Aussie expats Giles Russell and Henry Roberts have already mastered the lovingly-made coffee, avocado toast, and warm banana bread at the Mott Street location of Two Hands. Now, their full-service restaurant of the same name on Church Street in Tribeca builds on the casual cool of their Chinatown location offering well-crafted, clean, and healthy dishes like smashed-pea-and-prosciutto toast and house-made, beet-cured salmon by chef Frankie Cox. The head bartender Aaron Shuttleworth, formerly of the NoMad, ensures that the cocktails are as fresh and seasonally-inspired as the food. Expect a cool yet unpretentious crowd.

The Bees Knees

The Lucky Bee, Nolita’s latest foodie hotspot on Broome Street, delivers farm-to-table Thai Street Food and one of the funkiest atmospheres downtown. The limited, daily-changing menu offers (slightly twisted) classic Thai dishes like steamed pork and sesame dumplings with Chinese black vinegar, black bean, and fried garlic and spice-infused cocktails with local honey. Plus a dollar of each drink sold goes to the New York City Beekeepers Association. Soon they hope to raise bees on the roof. Check out this wonderful new addition to the New York eating scene.

French Funk

If Freemans (via the alley) is one of your staple local haunts, then prepare to be blown away by Le Turtle, where modern French cuisine takes on a new meaning—think spectacle-worthy crispy chicken for two which arrives steaming and sizzling to table. Taavo Somer (of Freemans) and Carlos Quirarte (of The Smile) have fused the best of Lower East Side cool with a rarely captured Parisian edge (French rap hums in the background). The eclectic and vibrant décor reflects the bright flavors of the menu. One visit to Le Turtle will reinvigorate your senses.

More Momofuku

David Chang’s newest spot in Chelsea, Momofuku Nishi, draws inspiration from Italian and Korean dishes and offers one of the best new (seriously OMG) pasta dishes in New York—the ceci e pepe, which forgoes cheese for a tasty chickpea hozon. Other highlights include tofu with smoked trout roe, rye bonji, and Spicy Lamb Sichuan with lumache and mint.
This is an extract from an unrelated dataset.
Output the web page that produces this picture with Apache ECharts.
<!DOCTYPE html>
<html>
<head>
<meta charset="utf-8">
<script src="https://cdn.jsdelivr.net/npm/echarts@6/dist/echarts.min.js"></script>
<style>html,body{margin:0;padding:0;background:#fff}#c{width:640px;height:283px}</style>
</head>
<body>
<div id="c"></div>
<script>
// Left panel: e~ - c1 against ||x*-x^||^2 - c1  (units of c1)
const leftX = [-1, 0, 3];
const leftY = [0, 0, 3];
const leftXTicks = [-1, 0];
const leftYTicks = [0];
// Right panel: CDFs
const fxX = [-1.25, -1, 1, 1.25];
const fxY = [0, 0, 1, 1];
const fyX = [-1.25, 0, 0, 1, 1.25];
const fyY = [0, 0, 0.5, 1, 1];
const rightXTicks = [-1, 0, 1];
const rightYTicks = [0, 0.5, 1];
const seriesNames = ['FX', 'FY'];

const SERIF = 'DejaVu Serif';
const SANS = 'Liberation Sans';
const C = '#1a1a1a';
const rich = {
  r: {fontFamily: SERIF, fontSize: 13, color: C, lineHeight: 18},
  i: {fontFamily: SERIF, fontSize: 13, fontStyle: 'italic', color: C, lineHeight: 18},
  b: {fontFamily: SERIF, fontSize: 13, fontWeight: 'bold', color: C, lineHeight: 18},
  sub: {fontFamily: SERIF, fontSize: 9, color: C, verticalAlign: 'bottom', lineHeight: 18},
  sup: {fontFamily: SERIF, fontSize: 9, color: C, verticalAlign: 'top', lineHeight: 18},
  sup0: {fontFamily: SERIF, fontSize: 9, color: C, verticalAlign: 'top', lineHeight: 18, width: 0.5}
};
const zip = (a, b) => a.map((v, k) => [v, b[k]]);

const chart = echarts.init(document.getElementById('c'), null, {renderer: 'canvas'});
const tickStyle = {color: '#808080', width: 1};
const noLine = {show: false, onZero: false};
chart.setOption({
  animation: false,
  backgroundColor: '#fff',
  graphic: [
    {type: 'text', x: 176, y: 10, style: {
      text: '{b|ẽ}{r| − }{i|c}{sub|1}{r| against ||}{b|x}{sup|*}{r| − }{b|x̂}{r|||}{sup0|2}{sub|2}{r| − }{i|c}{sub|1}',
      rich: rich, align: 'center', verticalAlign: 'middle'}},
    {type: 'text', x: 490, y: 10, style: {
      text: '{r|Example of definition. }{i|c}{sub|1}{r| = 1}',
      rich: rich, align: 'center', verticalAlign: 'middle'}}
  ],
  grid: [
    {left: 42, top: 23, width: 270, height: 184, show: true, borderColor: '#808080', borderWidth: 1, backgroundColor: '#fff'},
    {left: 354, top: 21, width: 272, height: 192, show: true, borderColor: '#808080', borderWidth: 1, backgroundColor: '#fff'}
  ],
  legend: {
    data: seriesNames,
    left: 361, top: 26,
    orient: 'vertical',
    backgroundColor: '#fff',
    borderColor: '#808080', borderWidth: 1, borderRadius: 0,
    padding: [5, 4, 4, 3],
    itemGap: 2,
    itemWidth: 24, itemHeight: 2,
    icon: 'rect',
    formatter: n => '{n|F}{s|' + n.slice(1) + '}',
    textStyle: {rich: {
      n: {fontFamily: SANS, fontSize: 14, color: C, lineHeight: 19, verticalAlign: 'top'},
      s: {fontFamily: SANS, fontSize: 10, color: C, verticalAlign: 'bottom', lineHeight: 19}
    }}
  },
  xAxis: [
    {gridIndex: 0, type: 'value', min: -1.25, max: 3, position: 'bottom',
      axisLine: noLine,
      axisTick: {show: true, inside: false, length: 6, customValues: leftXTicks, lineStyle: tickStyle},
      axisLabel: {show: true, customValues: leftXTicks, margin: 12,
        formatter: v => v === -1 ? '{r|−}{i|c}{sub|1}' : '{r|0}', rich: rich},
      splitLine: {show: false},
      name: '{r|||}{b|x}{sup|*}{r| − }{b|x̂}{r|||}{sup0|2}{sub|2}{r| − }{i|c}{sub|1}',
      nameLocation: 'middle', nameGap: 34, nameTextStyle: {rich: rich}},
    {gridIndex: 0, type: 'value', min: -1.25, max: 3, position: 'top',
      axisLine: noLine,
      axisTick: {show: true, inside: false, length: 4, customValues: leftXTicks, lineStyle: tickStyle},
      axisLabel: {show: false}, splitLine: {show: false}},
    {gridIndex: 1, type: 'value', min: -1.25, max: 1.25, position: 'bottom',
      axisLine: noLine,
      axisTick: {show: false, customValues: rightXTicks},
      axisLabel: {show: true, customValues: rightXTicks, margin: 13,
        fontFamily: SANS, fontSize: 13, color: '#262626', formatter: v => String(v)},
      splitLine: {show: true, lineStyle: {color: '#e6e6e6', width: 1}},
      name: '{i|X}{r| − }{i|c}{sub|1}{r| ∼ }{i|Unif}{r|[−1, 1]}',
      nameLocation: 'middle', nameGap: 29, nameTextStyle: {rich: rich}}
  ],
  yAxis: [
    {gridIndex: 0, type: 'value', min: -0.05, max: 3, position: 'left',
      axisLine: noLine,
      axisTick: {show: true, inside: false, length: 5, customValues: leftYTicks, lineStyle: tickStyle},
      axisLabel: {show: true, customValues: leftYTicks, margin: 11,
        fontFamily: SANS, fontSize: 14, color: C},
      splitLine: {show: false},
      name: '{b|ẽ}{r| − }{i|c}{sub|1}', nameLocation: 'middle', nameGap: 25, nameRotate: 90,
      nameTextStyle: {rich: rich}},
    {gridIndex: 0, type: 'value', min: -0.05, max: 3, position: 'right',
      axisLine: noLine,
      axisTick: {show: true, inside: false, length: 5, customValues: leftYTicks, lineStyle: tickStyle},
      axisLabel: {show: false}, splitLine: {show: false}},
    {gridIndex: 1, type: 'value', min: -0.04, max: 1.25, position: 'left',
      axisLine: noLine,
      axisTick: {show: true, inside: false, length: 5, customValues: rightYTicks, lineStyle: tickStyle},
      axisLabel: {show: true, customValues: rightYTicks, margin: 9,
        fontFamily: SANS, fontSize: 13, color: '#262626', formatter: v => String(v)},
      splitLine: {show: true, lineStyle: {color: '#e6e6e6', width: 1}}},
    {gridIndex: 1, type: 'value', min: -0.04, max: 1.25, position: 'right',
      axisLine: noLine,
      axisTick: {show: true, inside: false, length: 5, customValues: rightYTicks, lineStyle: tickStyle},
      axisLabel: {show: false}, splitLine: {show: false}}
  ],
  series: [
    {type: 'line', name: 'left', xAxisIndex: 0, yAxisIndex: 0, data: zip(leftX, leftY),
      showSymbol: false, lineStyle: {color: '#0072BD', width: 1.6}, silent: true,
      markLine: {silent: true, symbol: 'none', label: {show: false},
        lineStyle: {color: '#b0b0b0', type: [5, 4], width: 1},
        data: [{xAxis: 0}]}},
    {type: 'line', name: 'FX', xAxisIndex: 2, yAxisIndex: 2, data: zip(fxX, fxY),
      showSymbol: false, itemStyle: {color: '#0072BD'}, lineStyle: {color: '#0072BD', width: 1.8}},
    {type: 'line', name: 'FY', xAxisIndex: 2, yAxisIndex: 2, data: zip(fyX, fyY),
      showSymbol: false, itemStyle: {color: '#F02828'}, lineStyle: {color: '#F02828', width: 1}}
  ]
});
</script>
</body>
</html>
Italian-Inspired Soho Chic

The team behind the stylish and sexy Estela have done it again with Cafe Altro Paradiso, their new Italian restaurant with a focus on pasta. The space, with its high ceilings and epic windows is larger than the 55-seat Estella, so you’re more likely to get a spot. The lasagnette is well worth the wait, as is the carpaccio and seared octopus, and meatier mains like chicken Milanese and ribeye. Book now, as you’re sure to rub shoulders with some festival heavyweights.

Best Intimate Wine Bar   

Whether you’re looking for a before or after film screening meeting spot, La Soffita, with its cozy leather banquets, rustic walls lined with hundreds of bottles of Italian vino and expert mixologists on hand if you’re looking for more than expertly chosen wine, this is a hidden gem amidst the chaos of Wall Street. For more substantial Tuscan fare Felice Restaurante is the ideal accompaniment for a pre-party dinner or late night snack.

Your Best-Bet Burger

The East Village institution Hearth East Village (12 years and counting) has undergone a recent transformation—gone are the earthy tones replaced by crisp white tiles and marble. The menu too has been reborn with many delicious healthy veggie options. This said, the standout item is the newly conceived Variety Burger, which speaks to the blend of brisket, chuck, heart, and liver—with caramelized onions and fontina, and served bunless (because it doesn’t need one).